*Required task*
From the first line of the listing below to the line with "ax = fig.add_axes([98", print each line exactly, and nothing more. Leave out the pictures.

======

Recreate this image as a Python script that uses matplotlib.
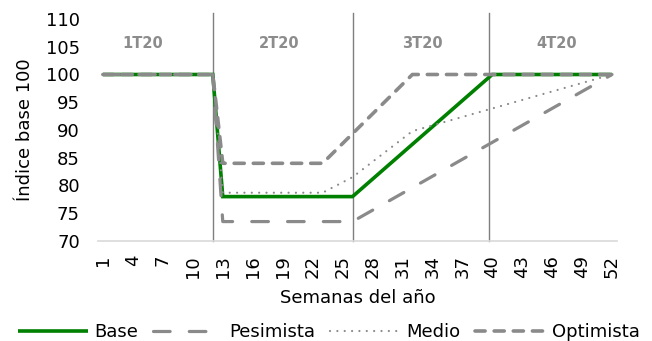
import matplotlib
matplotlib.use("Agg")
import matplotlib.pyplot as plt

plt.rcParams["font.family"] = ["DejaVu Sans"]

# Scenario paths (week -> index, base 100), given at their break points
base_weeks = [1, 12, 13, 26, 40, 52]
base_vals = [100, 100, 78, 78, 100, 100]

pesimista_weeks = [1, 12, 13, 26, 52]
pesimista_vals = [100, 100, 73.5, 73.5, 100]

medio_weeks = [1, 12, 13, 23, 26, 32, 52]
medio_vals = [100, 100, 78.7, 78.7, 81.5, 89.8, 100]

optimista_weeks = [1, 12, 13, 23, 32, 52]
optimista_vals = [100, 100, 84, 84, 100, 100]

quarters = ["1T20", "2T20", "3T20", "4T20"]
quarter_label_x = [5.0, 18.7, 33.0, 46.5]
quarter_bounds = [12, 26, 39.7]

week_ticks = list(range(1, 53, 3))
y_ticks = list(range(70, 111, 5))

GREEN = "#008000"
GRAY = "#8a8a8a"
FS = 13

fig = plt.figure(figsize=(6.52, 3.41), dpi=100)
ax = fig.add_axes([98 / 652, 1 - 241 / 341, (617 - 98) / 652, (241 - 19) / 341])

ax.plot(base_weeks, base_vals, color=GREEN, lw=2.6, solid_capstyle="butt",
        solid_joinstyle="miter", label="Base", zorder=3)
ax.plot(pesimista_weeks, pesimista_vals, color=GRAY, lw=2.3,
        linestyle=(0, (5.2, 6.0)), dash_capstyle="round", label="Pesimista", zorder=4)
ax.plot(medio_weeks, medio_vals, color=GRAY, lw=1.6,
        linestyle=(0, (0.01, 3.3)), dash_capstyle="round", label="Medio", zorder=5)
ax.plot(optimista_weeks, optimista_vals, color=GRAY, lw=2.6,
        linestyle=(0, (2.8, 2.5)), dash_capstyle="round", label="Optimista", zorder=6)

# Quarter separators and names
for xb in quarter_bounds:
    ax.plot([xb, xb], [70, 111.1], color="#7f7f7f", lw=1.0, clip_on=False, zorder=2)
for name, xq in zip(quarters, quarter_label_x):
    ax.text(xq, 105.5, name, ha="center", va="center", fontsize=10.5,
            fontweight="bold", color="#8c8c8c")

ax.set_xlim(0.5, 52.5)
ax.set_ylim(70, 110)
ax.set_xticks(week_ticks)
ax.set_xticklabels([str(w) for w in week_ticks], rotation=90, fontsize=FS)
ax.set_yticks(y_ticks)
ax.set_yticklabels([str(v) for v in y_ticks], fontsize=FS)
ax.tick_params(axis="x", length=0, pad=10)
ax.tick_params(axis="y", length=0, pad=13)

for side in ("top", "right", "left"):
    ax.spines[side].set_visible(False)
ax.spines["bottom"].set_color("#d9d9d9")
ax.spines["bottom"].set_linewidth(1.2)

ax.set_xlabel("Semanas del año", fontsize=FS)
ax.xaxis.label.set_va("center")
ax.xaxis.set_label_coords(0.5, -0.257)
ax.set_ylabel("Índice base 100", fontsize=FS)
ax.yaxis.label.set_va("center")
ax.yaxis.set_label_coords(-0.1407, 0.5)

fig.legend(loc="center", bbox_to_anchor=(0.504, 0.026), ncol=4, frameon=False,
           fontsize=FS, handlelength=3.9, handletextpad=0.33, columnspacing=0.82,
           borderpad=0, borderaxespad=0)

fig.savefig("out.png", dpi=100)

======

*Task output*
Recreate this image as a Python script that uses matplotlib.
import matplotlib
matplotlib.use("Agg")
import matplotlib.pyplot as plt

plt.rcParams["font.family"] = ["DejaVu Sans"]

# Scenario paths (week -> index, base 100), given at their break points
base_weeks = [1, 12, 13, 26, 40, 52]
base_vals = [100, 100, 78, 78, 100, 100]

pesimista_weeks = [1, 12, 13, 26, 52]
pesimista_vals = [100, 100, 73.5, 73.5, 100]

medio_weeks = [1, 12, 13, 23, 26, 32, 52]
medio_vals = [100, 100, 78.7, 78.7, 81.5, 89.8, 100]

optimista_weeks = [1, 12, 13, 23, 32, 52]
optimista_vals = [100, 100, 84, 84, 100, 100]

quarters = ["1T20", "2T20", "3T20", "4T20"]
quarter_label_x = [5.0, 18.7, 33.0, 46.5]
quarter_bounds = [12, 26, 39.7]

week_ticks = list(range(1, 53, 3))
y_ticks = list(range(70, 111, 5))

GREEN = "#008000"
GRAY = "#8a8a8a"
FS = 13

fig = plt.figure(figsize=(6.52, 3.41), dpi=100)
ax = fig.add_axes([98 / 652, 1 - 241 / 341, (617 - 98) / 652, (241 - 19) / 341])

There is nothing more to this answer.